[Work to do]:
Reproduce, word for word, the span of lines starting at the line holding "What Plotly code" and ending at the line holding "import plotly.graph_objects as go". Omit every picture.

[Supplied data]:
## start

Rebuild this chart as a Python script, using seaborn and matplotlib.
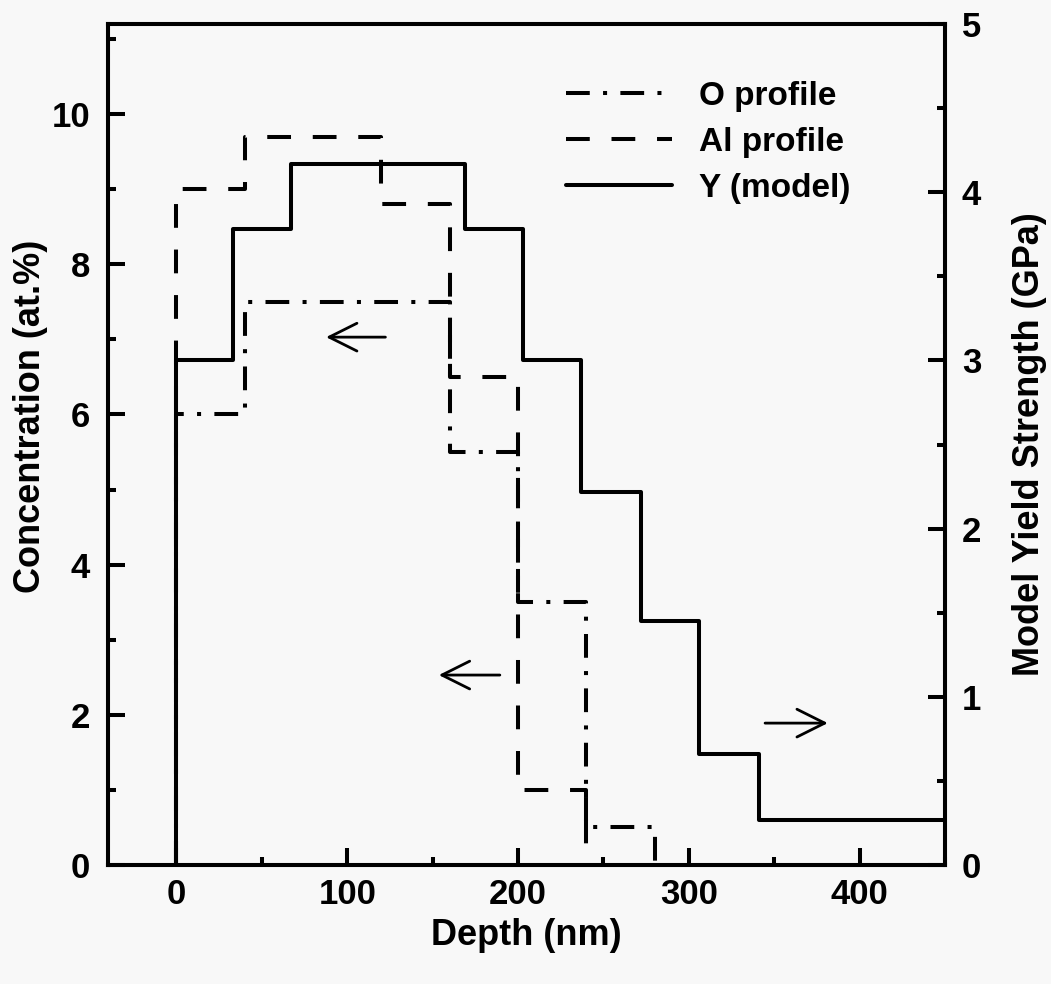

## end
## start

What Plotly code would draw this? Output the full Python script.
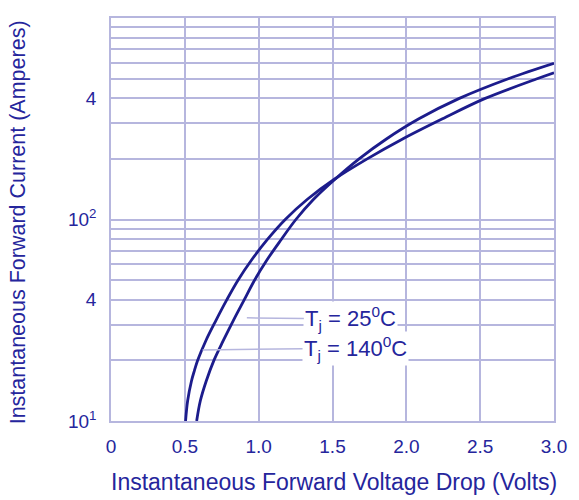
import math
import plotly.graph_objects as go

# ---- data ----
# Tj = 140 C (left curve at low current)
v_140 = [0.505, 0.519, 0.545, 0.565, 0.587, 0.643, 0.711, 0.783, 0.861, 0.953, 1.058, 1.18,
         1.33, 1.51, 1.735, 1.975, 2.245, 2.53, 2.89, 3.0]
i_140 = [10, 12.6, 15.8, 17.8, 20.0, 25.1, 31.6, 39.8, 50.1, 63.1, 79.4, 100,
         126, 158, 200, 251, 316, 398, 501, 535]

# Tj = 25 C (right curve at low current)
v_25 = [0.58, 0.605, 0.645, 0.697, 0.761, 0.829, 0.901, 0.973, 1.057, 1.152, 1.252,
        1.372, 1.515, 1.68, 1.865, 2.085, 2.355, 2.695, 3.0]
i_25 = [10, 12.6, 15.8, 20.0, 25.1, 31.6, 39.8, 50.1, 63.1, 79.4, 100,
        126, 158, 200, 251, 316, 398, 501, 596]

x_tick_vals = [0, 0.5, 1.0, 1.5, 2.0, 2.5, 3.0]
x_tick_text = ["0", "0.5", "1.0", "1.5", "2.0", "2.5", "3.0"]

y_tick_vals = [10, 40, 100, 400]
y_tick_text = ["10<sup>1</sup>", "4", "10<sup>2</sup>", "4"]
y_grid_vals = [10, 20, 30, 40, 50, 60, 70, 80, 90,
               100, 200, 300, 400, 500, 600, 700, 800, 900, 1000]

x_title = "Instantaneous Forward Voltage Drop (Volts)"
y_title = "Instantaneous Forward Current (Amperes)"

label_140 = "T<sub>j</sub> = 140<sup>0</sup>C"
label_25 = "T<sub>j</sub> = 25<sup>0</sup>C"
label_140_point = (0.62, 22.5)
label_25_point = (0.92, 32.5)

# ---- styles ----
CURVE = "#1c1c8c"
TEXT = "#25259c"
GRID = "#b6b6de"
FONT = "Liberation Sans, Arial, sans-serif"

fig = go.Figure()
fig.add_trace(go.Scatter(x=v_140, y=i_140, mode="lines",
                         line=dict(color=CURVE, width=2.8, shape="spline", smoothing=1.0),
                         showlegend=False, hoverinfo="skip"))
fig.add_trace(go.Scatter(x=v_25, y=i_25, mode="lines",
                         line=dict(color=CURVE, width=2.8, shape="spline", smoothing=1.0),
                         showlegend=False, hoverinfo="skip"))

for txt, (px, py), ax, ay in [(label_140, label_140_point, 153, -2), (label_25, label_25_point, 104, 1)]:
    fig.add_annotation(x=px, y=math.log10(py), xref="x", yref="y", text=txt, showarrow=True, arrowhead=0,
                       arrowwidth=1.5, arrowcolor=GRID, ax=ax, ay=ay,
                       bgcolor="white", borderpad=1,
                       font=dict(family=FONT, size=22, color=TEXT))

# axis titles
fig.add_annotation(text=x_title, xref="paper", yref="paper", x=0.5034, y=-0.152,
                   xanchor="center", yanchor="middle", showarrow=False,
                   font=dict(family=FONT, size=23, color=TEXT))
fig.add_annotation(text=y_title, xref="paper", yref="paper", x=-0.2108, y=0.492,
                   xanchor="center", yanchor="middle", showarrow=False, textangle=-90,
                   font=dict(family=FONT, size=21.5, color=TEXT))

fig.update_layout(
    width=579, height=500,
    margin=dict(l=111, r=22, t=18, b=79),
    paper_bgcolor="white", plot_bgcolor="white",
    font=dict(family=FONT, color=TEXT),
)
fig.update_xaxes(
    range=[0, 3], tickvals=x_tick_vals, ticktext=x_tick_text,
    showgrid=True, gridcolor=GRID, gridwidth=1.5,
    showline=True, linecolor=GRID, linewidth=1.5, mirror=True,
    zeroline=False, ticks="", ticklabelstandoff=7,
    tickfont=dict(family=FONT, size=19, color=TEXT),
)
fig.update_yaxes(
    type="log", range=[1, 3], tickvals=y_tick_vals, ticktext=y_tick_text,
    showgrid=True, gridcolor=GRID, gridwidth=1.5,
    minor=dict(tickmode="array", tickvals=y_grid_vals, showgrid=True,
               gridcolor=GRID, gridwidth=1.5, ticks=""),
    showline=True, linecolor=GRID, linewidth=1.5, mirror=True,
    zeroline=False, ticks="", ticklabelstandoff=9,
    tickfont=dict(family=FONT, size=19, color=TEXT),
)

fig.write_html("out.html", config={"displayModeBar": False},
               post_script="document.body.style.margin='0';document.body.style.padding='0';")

## end

[Expected output]:
What Plotly code would draw this? Output the full Python script.
import math
import plotly.graph_objects as go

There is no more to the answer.